This shocking and horrific story came to light yesterday across newspapers and television stations. It tells of a Bipolar woman who neglected to take her medication (as many Bipolars are prone to do - me included), had a panic attack, was restrained and then sectioned. As difficult as it was to read that someone was sectioned for a panic attack, what makes this situation far worse is that the woman in question was also heavily pregnant. She was sedated and social services obtained a high court order to proceed with a caesarean section at which point they took her baby from her and 18 months later refuse to give her daughter back and are attempting to put baby up for adoption. Their alleged position is that the mother may again forget her medication and end up in a similar situation.
Now in what world is a panic attack cause for removing a child from their mother? In what world is it okay to prevent a mother access to her child because she has a mental illness of which she has no control over? A "dystopian science-fiction unworthy of a democracy" as said by Shami Chakrabarti, director of Human Rights group Liberty. She continues to say "Forced surgery and separation of mother and infant is the stuff of nightmares that those responsible will struggle to defend in courts of law and decency."

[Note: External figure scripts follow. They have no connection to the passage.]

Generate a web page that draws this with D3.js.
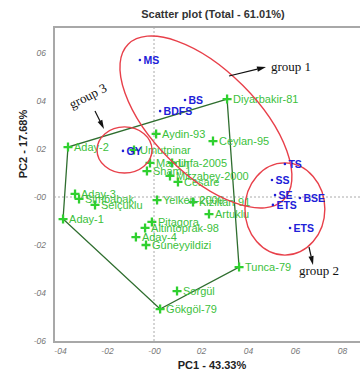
<!DOCTYPE html>
<html>
<head>
<meta charset="utf-8">
<script src="https://cdn.jsdelivr.net/npm/d3@7"></script>
<style>
  body { margin: 0; background: #fff; }
  svg { display: block; font-family: Arial, "Liberation Sans", sans-serif; }
</style>
</head>
<body>
<script>
// genotypes (green +)
const genoNames = ["Aday-2", "Diyarbakir-81", "Ceylan-95", "Aydin-93", "Umutpinar", "Mardin",
  "Urfa-2005", "Sham-1", "Mirzabey-2000", "Cesare", "Yelken-2000", "Kiziltan-91", "Artuklu",
  "Pitagora", "Altintoprak-98", "Aday-4", "Guneyyildizi", "Sorgül", "Gökgöl-79", "Tunca-79",
  "Aday-3", "Simbabak", "Selçuklu", "Aday-1"];
const genoPC1 = [-0.366, 0.311, 0.251, 0.009, -0.085, -0.017, 0.077, -0.030, 0.068, 0.102,
  0.013, 0.166, 0.234, -0.009, -0.038, -0.077, -0.034, 0.098, 0.026, 0.362,
  -0.336, -0.319, -0.251, -0.387];
const genoPC2 = [0.208, 0.408, 0.233, 0.263, 0.196, 0.142, 0.142, 0.108, 0.088, 0.063,
  -0.013, -0.021, -0.071, -0.104, -0.129, -0.167, -0.200, -0.392, -0.467, -0.292,
  0.013, -0.008, -0.033, -0.092];

// traits (blue dots)
const traitNames = ["MS", "BS", "BDFS", "GY", "TS", "SS", "SE", "BSE", "ETS", "ETS"];
const traitPC1 = [-0.060, 0.132, 0.026, -0.132, 0.557, 0.502, 0.515, 0.621, 0.506, 0.579];
const traitPC2 = [0.571, 0.404, 0.358, 0.192, 0.1375, 0.071, 0.008, -0.004, -0.033, -0.129];

const xTicks = [-0.4, -0.2, 0, 0.2, 0.4, 0.6, 0.8];
const yTicks = [-0.6, -0.4, -0.2, 0, 0.2, 0.4, 0.6];

// group ellipses in data units (center, radii, rotation in degrees)
const groupNames = ["group 1", "group 2", "group 3"];
const groupCx = [0.221, 0.557, -0.1255];
const groupCy = [0.3125, -0.05, 0.196];
const groupRx = [0.468, 0.170, 0.117];
const groupRy = [0.221, 0.192, 0.096];
const groupRot = [45, 0, 0];

const width = 360, height = 371;
const plotL = 54, plotT = 27, plotB = 342, plotR = 362;

const svg = d3.select("body").append("svg")
  .attr("width", width).attr("height", height);

const x = d3.scaleLinear().domain([-0.4, 0.8]).range([60, 342]);
const y = d3.scaleLinear().domain([-0.6, 0.6]).range([341, 53]);
const pxPerX = x(1) - x(0);
const pxPerY = y(0) - y(1);

// title
svg.append("text")
  .attr("x", 213).attr("y", 18)
  .attr("text-anchor", "middle")
  .attr("font-size", 11).attr("font-weight", "bold").attr("fill", "#333")
  .text("Scatter plot (Total - 61.01%)");

// zero lines
svg.append("line")
  .attr("x1", x(0)).attr("x2", x(0)).attr("y1", plotT).attr("y2", plotB)
  .attr("stroke", "#aaa").attr("stroke-dasharray", "2,2");
svg.append("line")
  .attr("x1", plotL).attr("x2", plotR).attr("y1", y(0)).attr("y2", y(0))
  .attr("stroke", "#aaa").attr("stroke-dasharray", "2,2");

// frame
svg.append("path")
  .attr("d", `M${plotR},${plotT}H${plotL}V${plotB}H${plotR}`)
  .attr("fill", "none").attr("stroke", "#a8a8a8").attr("stroke-width", 2);

const fmt = (v) => (v <= 0 ? "-" : "") + "0" + Math.round(Math.abs(v) * 10);

const xAxis = svg.append("g")
  .attr("transform", `translate(0,${plotB})`)
  .call(d3.axisBottom(x).tickValues(xTicks).tickFormat(fmt).tickSize(0).tickPadding(6));
const yAxis = svg.append("g")
  .attr("transform", `translate(${plotL},0)`)
  .call(d3.axisLeft(y).tickValues(yTicks).tickFormat(fmt).tickSize(0).tickPadding(8));
[xAxis, yAxis].forEach((g) => {
  g.select(".domain").remove();
  g.selectAll("text")
    .attr("font-size", 8.5).attr("font-style", "italic").attr("fill", "#777")
    .attr("font-family", "Arial, sans-serif");
});

// axis titles
svg.append("text")
  .attr("x", 212).attr("y", 369)
  .attr("text-anchor", "middle")
  .attr("font-size", 11).attr("font-weight", "bold").attr("fill", "#222")
  .text("PC1 - 43.33%");
svg.append("text")
  .attr("transform", "translate(27,144) rotate(-90)")
  .attr("text-anchor", "middle")
  .attr("font-size", 11).attr("font-weight", "bold").attr("fill", "#222")
  .text("PC2 - 17.68%");

// genotype data
const geno = genoNames.map((n, i) => ({ name: n, px: x(genoPC1[i]), py: y(genoPC2[i]) }));
const traits = traitNames.map((n, i) => ({ name: n, px: x(traitPC1[i]), py: y(traitPC2[i]) }));

// convex hull round the genotypes
const hull = d3.polygonHull(geno.map((d) => [d.px, d.py]));
svg.append("path")
  .attr("d", "M" + hull.join("L") + "Z")
  .attr("fill", "none").attr("stroke", "#2f6e2f").attr("stroke-width", 1.3);

// green crosses + labels
const g = svg.append("g");
g.selectAll("path.cross")
  .data(geno).enter().append("path")
  .attr("class", "cross")
  .attr("d", (d) => `M${d.px - 4.5},${d.py}H${d.px + 4.5}M${d.px},${d.py - 4.5}V${d.py + 4.5}`)
  .attr("stroke", "#2fd02f").attr("stroke-width", 2.3);
g.selectAll("text")
  .data(geno).enter().append("text")
  .attr("x", (d) => d.px + 6).attr("y", (d) => d.py)
  .attr("dy", "0.35em")
  .attr("font-size", 11).attr("fill", "#3cbf3c")
  .text((d) => d.name);

// group ellipses
groupNames.forEach((n, i) => {
  svg.append("ellipse")
    .attr("transform", `translate(${x(groupCx[i])},${y(groupCy[i])}) rotate(${groupRot[i]})`)
    .attr("rx", groupRx[i] * pxPerX)
    .attr("ry", groupRy[i] * (groupRot[i] ? pxPerX : pxPerY))
    .attr("fill", "none").attr("stroke", "#e8404a").attr("stroke-width", 1.4);
});

// blue traits
const t = svg.append("g");
t.selectAll("circle")
  .data(traits).enter().append("circle")
  .attr("cx", (d) => d.px).attr("cy", (d) => d.py).attr("r", 1.3)
  .attr("fill", "#2020d8");
t.selectAll("text")
  .data(traits).enter().append("text")
  .attr("x", (d) => d.px + 3.5).attr("y", (d) => d.py)
  .attr("dy", "0.35em")
  .attr("font-size", 10.5).attr("font-weight", "bold").attr("fill", "#2020d8")
  .text((d) => d.name);

// annotation arrows
function arrow(x1, y1, x2, y2) {
  const a = Math.atan2(y2 - y1, x2 - x1);
  const len = 9, w = 2.6;
  const bx = x2 - len * Math.cos(a), by = y2 - len * Math.sin(a);
  svg.append("line")
    .attr("x1", x1).attr("y1", y1).attr("x2", bx).attr("y2", by)
    .attr("stroke", "#111").attr("stroke-width", 1.2);
  svg.append("path")
    .attr("d", `M${x2},${y2}L${bx + w * Math.sin(a)},${by - w * Math.cos(a)}L${bx - w * Math.sin(a)},${by + w * Math.cos(a)}Z`)
    .attr("fill", "#111");
}
arrow(229, 76, 266, 67);
arrow(309, 247, 313, 265);
arrow(95, 111, 104, 129);

const serif = "'Liberation Serif', 'Times New Roman', serif";
svg.append("text").attr("x", 271).attr("y", 71)
  .attr("font-family", serif).attr("font-size", 13).attr("fill", "#111").text(groupNames[0]);
svg.append("text").attr("x", 299).attr("y", 275)
  .attr("font-family", serif).attr("font-size", 13).attr("fill", "#111").text(groupNames[1]);
svg.append("text").attr("transform", "translate(72,109) rotate(-27)")
  .attr("font-family", serif).attr("font-size", 13).attr("fill", "#111").text(groupNames[2]);
</script>
</body>
</html>
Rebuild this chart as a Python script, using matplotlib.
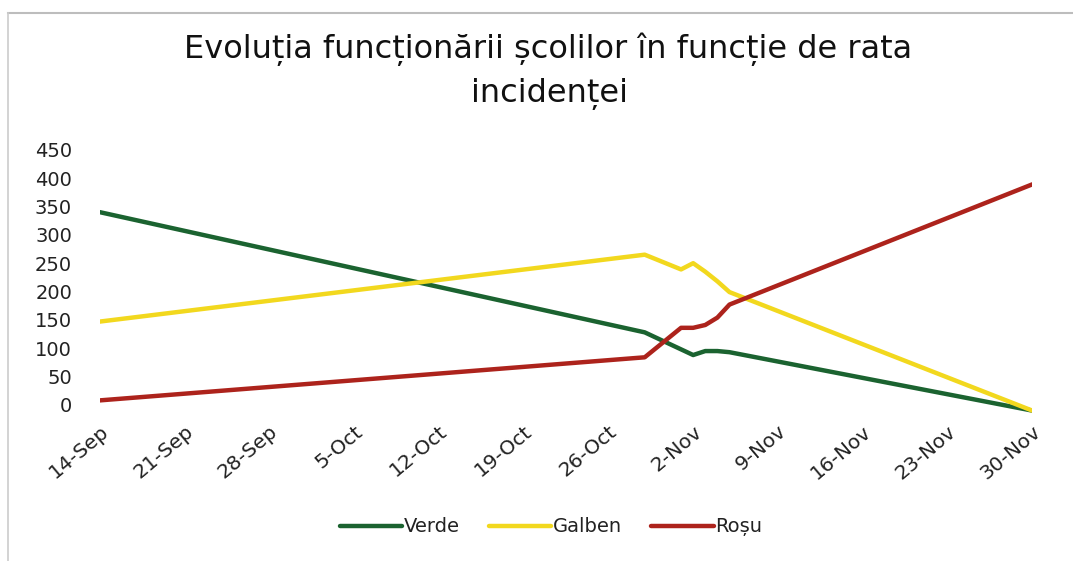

There are many solutions that would ensure the safety of the mother and child: weekly meetings with a psychiatric nurse to ensure she is taking her meds appropriately and is not showing signs of mania or depression; a social worker who visits weekly to check on the safety of both of them; and a strong psychiatric counselor who can help her deal with any other issues and keep an eye on how she's dealing with any panic attacks. Now I don't know the full story behind this, but it seems to me that to take the option they did is lazy and ignores other possibilities that may cost the state more, but are far more reasonable. I am beyond disgusted and in fact terrified that this could happen to me one day. I look forward to having children in the future and hope to God that they will never be taken from me because I suffer from a treatable disorder. Dystopia indeed.